Exterior of the Church of the Holy Sepulchre
The church was literally inundated with visitors (worse than the Cairo Museum) inside and outside. We did make our way into the building.
We were able to get close to the Stone of the Unction, the stone upon which Christians believe Jesus was prepared for burial.
Stone of Unction
Many of the passengers were physically unable to climb the stairs (five people across with no railings) to the site of Golgotha so I stayed with them until the rest of our group came down. Other passengers were simply unhappy over the crowding – expected, I would think. I waited with my flock at the down staircase for the rest of the group but they did not show (later found out that they went up the down stairs).
After some anxiety, I was able to find Hughey and the rest of our people- they had made their way into the courtyard. Soon, we were all on our way through the narrow passages of the Christian Quarter (and it was getting dark).
Marketplaces along our route
Church of the Birthplace of the Virgin Mary
Deserted Alley in the Christian Quarter (after dark)

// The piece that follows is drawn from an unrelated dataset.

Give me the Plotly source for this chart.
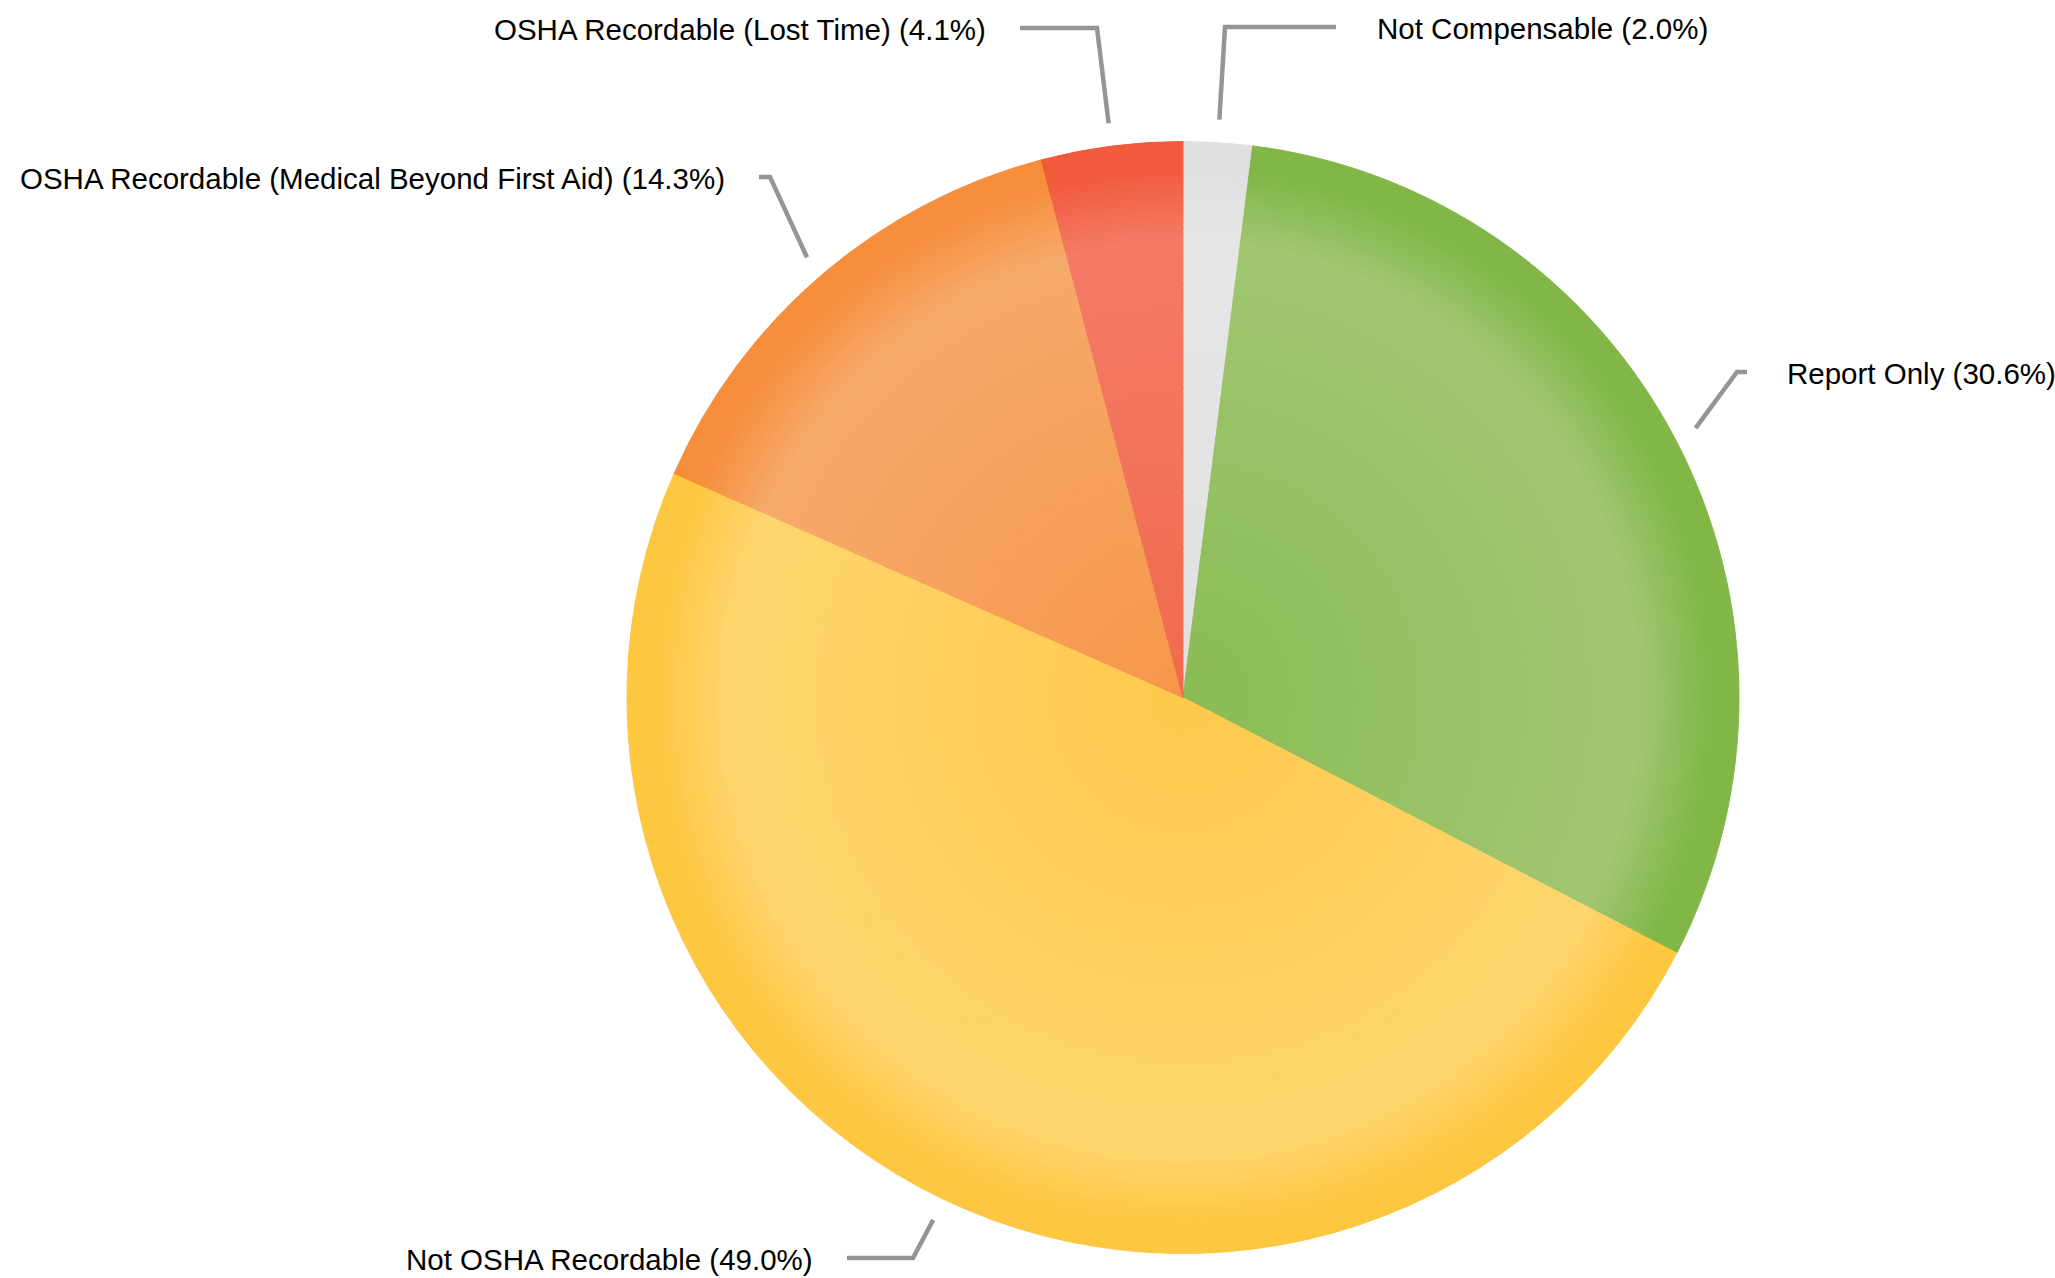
import numpy as np
import plotly.graph_objects as go

# ---------------- data ----------------
categories = [
    "Not Compensable",
    "Report Only",
    "Not OSHA Recordable",
    "OSHA Recordable (Medical Beyond First Aid)",
    "OSHA Recordable (Lost Time)",
]
percentages = [2.0, 30.6, 49.0, 14.3, 4.1]

# colour stops per slice: centre, light band, rim
base_colors = ["#e0e0e0", "#8abc54", "#fec94c", "#f6964a", "#f26a4e"]
light_colors = ["#e6e6e6", "#a1c672", "#fed56f", "#f6aa6b", "#f37b66"]
edge_colors = ["#e0e0e0", "#82b747", "#fec740", "#f68e3c", "#f25a3c"]

# ---------------- layout constants (pixels) ----------------
W, H = 2055, 1278
CX, CY, R = 1183, 697.5, 556
CONNECTOR_R = R + 23
FONT_SIZE = 29.5

# label layout: text anchor x, side, connector bend point, horizontal end x, row y
label_layout = {
    "Not Compensable": dict(side="right", text_x=1377, y=27, bend_x=1225, end_x=1336),
    "Report Only": dict(side="right", text_x=1787, y=372, bend_x=1737, end_x=1747),
    "Not OSHA Recordable": dict(side="left", text_x=813, y=1258, bend_x=913, end_x=847),
    "OSHA Recordable (Medical Beyond First Aid)": dict(side="left", text_x=725, y=177, bend_x=770, end_x=759),
    "OSHA Recordable (Lost Time)": dict(side="left", text_x=986, y=28, bend_x=1097, end_x=1020),
}


def hex_to_rgb(h):
    h = h.lstrip("#")
    return np.array([int(h[i:i + 2], 16) for i in (0, 2, 4)], dtype=float)


def grad_color(i, t):
    stops = [(0.0, base_colors[i]), (0.82, light_colors[i]), (0.95, edge_colors[i]), (1.0, edge_colors[i])]
    for (t0, c0), (t1, c1) in zip(stops[:-1], stops[1:]):
        if t <= t1:
            f = 0 if t1 == t0 else (t - t0) / (t1 - t0)
            c = hex_to_rgb(c0) * (1 - f) + hex_to_rgb(c1) * f
            return "rgb(%d,%d,%d)" % tuple(np.round(c))
    c = hex_to_rgb(stops[-1][1])
    return "rgb(%d,%d,%d)" % tuple(c)


fig = go.Figure()

# concentric pie layers to imitate the radial gradient
N = 80
for k in range(N):
    r = R * (1 - k / N)
    t = max(0.0, (r - R / (2 * N)) / R)
    cols = [grad_color(i, t) for i in range(len(categories))]
    fig.add_trace(go.Pie(
        labels=categories,
        values=percentages,
        sort=False,
        direction="clockwise",
        rotation=0,
        textinfo="none",
        hoverinfo="label+percent" if k == 0 else "skip",
        marker=dict(colors=cols, line=dict(color=cols, width=1)),
        domain=dict(x=[(CX - r) / W, (CX + r) / W],
                    y=[(H - CY - r) / H, (H - CY + r) / H]),
        showlegend=False,
    ))

# connectors and labels, anchored to the slice mid-angles
total = sum(percentages)
cum = 0.0
annotations = []
for cat, val in zip(categories, percentages):
    mid = (cum + val / 2) / total * 2 * np.pi
    cum += val
    sx = CX + CONNECTOR_R * np.sin(mid)
    sy = CY - CONNECTOR_R * np.cos(mid)
    L = label_layout[cat]
    xs = [sx, L["bend_x"], L["end_x"]]
    ys = [sy, L["y"], L["y"]]
    fig.add_trace(go.Scatter(
        x=xs, y=ys, mode="lines",
        line=dict(color="#959595", width=4.5),
        hoverinfo="skip", showlegend=False,
    ))
    annotations.append(dict(
        x=L["text_x"], y=L["y"] + 1, xref="x", yref="y",
        text="%s (%.1f%%)" % (cat, val),
        showarrow=False,
        borderpad=0, borderwidth=0,
        xanchor="left" if L["side"] == "right" else "right",
        yanchor="middle",
        font=dict(family="Liberation Sans, Arial, sans-serif", size=FONT_SIZE, color="#000000"),
    ))

fig.update_layout(
    width=W, height=H,
    margin=dict(l=0, r=0, t=0, b=0),
    paper_bgcolor="white",
    plot_bgcolor="rgba(0,0,0,0)",
    xaxis=dict(range=[0, W], visible=False, fixedrange=True),
    yaxis=dict(range=[H, 0], visible=False, fixedrange=True),
    annotations=annotations,
    showlegend=False,
)

fig.write_html(
    "out.html",
    config={"displayModeBar": False},
    post_script="document.body.style.margin='0';document.body.style.overflow='hidden';",
)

Eventually, we exited the Christian Quarter via the Lion’s Gate and boarded our bus back to Ashdod. A count of the passengers indicated that everyone was on board. Considering the confusion at the Church of the Holy Sepulchre and the wanderings of some of the passengers, this was another Jerusalem miracle.
Lion’s Gate – Exit from the Christian Quarter
The bus stopped briefly so we could take a picture of the Temple Mount and the Old City at night.
The ride back to Ashdod was pleasant – Hughey spoke a bit about his own background and history as well as how the State of Israel is dealing with its geopolitical issues. I found the whole discussion very interesting.
Soon we were back at the Port, where I ran into Esperanza and we chatted about the tour and the goings on this evening.
No show tonight but Motown Mania is in the Grand Foyer.
We passed on the show and grabbed something to eat in the Buffet.
A very physically difficult day but an enlightening one as well.